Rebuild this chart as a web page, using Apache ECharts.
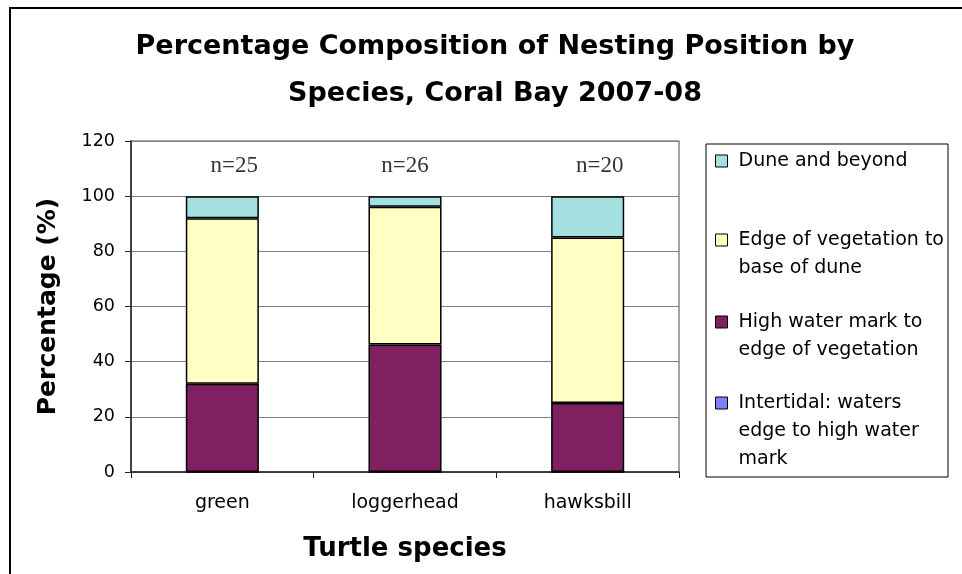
<!DOCTYPE html>
<html>
<head>
<meta charset="utf-8">
<script src="https://cdn.jsdelivr.net/npm/echarts@6/dist/echarts.min.js"></script>
<style>
  html, body { margin: 0; padding: 0; background: #fff; }
  #main { width: 962px; height: 574px; }
</style>
</head>
<body>
<div id="main"></div>
<script>
// categories and values (percent of nests per species)
var species = ['green', 'loggerhead', 'hawksbill'];
var sampleSizes = ['n=25', 'n=26', 'n=20'];
var intertidal = [0, 0, 0];
var highWater = [32, 46.2, 25];
var edgeVeg = [60, 50, 60];
var dune = [8, 3.8, 15];
var nLabelLevel = [111, 111, 111];
var nLabelShift = [12, 0, 12];   // the n= boxes sit a bit off centre in the original

var seriesNames = [
  'Intertidal: waters edge to high water mark',
  'High water mark to edge of vegetation',
  'Edge of vegetation to base of dune',
  'Dune and beyond'
];
// how legend text wraps in the box
var legendLines = {
  'Dune and beyond': ['Dune and beyond'],
  'Edge of vegetation to base of dune': ['Edge of vegetation to', 'base of dune'],
  'High water mark to edge of vegetation': ['High water mark to', 'edge of vegetation'],
  'Intertidal: waters edge to high water mark': ['Intertidal: waters', 'edge to high water', 'mark']
};
var colors = ['#8080ff', '#802060', '#ffffc4', '#a5e0e0'];
var legendFirstLine = [161, 240, 322, 403];
var legendOrder = [3, 2, 1, 0];
var LH = 28;

var chart = echarts.init(document.getElementById('main'));

function barSeries(idx, values) {
  return {
    name: seriesNames[idx],
    type: 'bar',
    stack: 'total',
    barWidth: '40%',
    itemStyle: { color: colors[idx], borderColor: '#000', borderWidth: 1.5 },
    data: values
  };
}

// one legend per entry so the gaps can follow the original box;
// blank lines on top keep the marker beside the first text line
var legends = legendOrder.map(function (idx, i) {
  var k = legendLines[seriesNames[idx]].length;
  return {
    data: [seriesNames[idx]],
    left: 715,
    top: legendFirstLine[i] - (2 * k - 1) * LH / 2,
    orient: 'vertical',
    icon: 'rect',
    itemWidth: 12,
    itemHeight: 12,
    itemGap: 0,
    padding: 0,
    selectedMode: false,
    itemStyle: { borderColor: '#000', borderWidth: 1 },
    formatter: function (name) {
      var lines = legendLines[name];
      var pad = [];
      for (var j = 1; j < lines.length; j++) pad.push(' ');
      return pad.concat(lines).join('\n');
    },
    textStyle: {
      fontFamily: 'DejaVu Sans',
      fontSize: 19,
      lineHeight: LH,
      color: '#000',
      padding: [0, 0, 0, 6]
    }
  };
});

chart.setOption({
  backgroundColor: '#fff',
  animation: false,
  title: {
    text: 'Percentage Composition of Nesting Position by\nSpecies, Coral Bay 2007-08',
    left: 490,
    top: 18,
    textAlign: 'center',
    textStyle: {
      fontFamily: 'DejaVu Sans',
      fontWeight: 'bold',
      fontSize: 27,
      lineHeight: 47,
      color: '#000'
    }
  },
  legend: legends,
  graphic: [
    {
      type: 'rect',
      shape: { x: 10, y: 8, width: 1000, height: 700 },
      style: { fill: null, stroke: '#000', lineWidth: 2 },
      silent: true
    },
    {
      type: 'rect',
      shape: { x: 706, y: 144, width: 242, height: 333 },
      style: { fill: null, stroke: '#000', lineWidth: 1 },
      silent: true
    }
  ],
  grid: {
    left: 131,
    right: 283,
    top: 141,
    bottom: 102,
    show: true,
    borderColor: '#888',
    borderWidth: 1.5
  },
  xAxis: {
    type: 'category',
    data: species,
    name: 'Turtle species',
    nameLocation: 'middle',
    nameGap: 64,
    nameTextStyle: { fontFamily: 'DejaVu Sans', fontWeight: 'bold', fontSize: 26, color: '#000' },
    axisLine: { lineStyle: { color: '#222', width: 1.5 } },
    axisTick: { show: true, length: 6, lineStyle: { color: '#222' } },
    axisLabel: { fontFamily: 'DejaVu Sans', fontSize: 19, color: '#000', margin: 22 },
    splitLine: { show: false }
  },
  yAxis: {
    type: 'value',
    min: 0,
    max: 120,
    interval: 20,
    name: 'Percentage (%)',
    nameLocation: 'middle',
    nameGap: 70,
    nameTextStyle: { fontFamily: 'DejaVu Sans', fontWeight: 'bold', fontSize: 25, color: '#000' },
    axisLine: { show: true, lineStyle: { color: '#222', width: 1.5 } },
    axisTick: { show: true, length: 6, lineStyle: { color: '#222' } },
    axisLabel: { fontFamily: 'DejaVu Sans', fontSize: 17.5, color: '#000', margin: 16 },
    splitLine: { show: true, lineStyle: { color: '#808080', width: 1 } }
  },
  series: [
    barSeries(0, intertidal),
    barSeries(1, highWater),
    barSeries(2, edgeVeg),
    barSeries(3, dune),
    {
      name: 'sample size',
      type: 'scatter',
      symbolSize: 0,
      silent: true,
      data: nLabelLevel.map(function (v, i) {
        return { value: v, label: { offset: [nLabelShift[i], 0] } };
      }),
      label: {
        show: true,
        position: 'inside',
        formatter: function (p) { return sampleSizes[p.dataIndex]; },
        fontFamily: 'Liberation Serif',
        fontSize: 23,
        color: '#000'
      }
    }
  ]
});
</script>
</body>
</html>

------

Directive
Only the lines from the top of the data through the line with "var nLabelShift = [12, 0, 12];" should be quoted, exactly and with both ends kept; skip the pictures.

Exercise solution
Rebuild this chart as a web page, using Apache ECharts.
<!DOCTYPE html>
<html>
<head>
<meta charset="utf-8">
<script src="https://cdn.jsdelivr.net/npm/echarts@6/dist/echarts.min.js"></script>
<style>
  html, body { margin: 0; padding: 0; background: #fff; }
  #main { width: 962px; height: 574px; }
</style>
</head>
<body>
<div id="main"></div>
<script>
// categories and values (percent of nests per species)
var species = ['green', 'loggerhead', 'hawksbill'];
var sampleSizes = ['n=25', 'n=26', 'n=20'];
var intertidal = [0, 0, 0];
var highWater = [32, 46.2, 25];
var edgeVeg = [60, 50, 60];
var dune = [8, 3.8, 15];
var nLabelLevel = [111, 111, 111];
var nLabelShift = [12, 0, 12];   // the n= boxes sit a bit off centre in the original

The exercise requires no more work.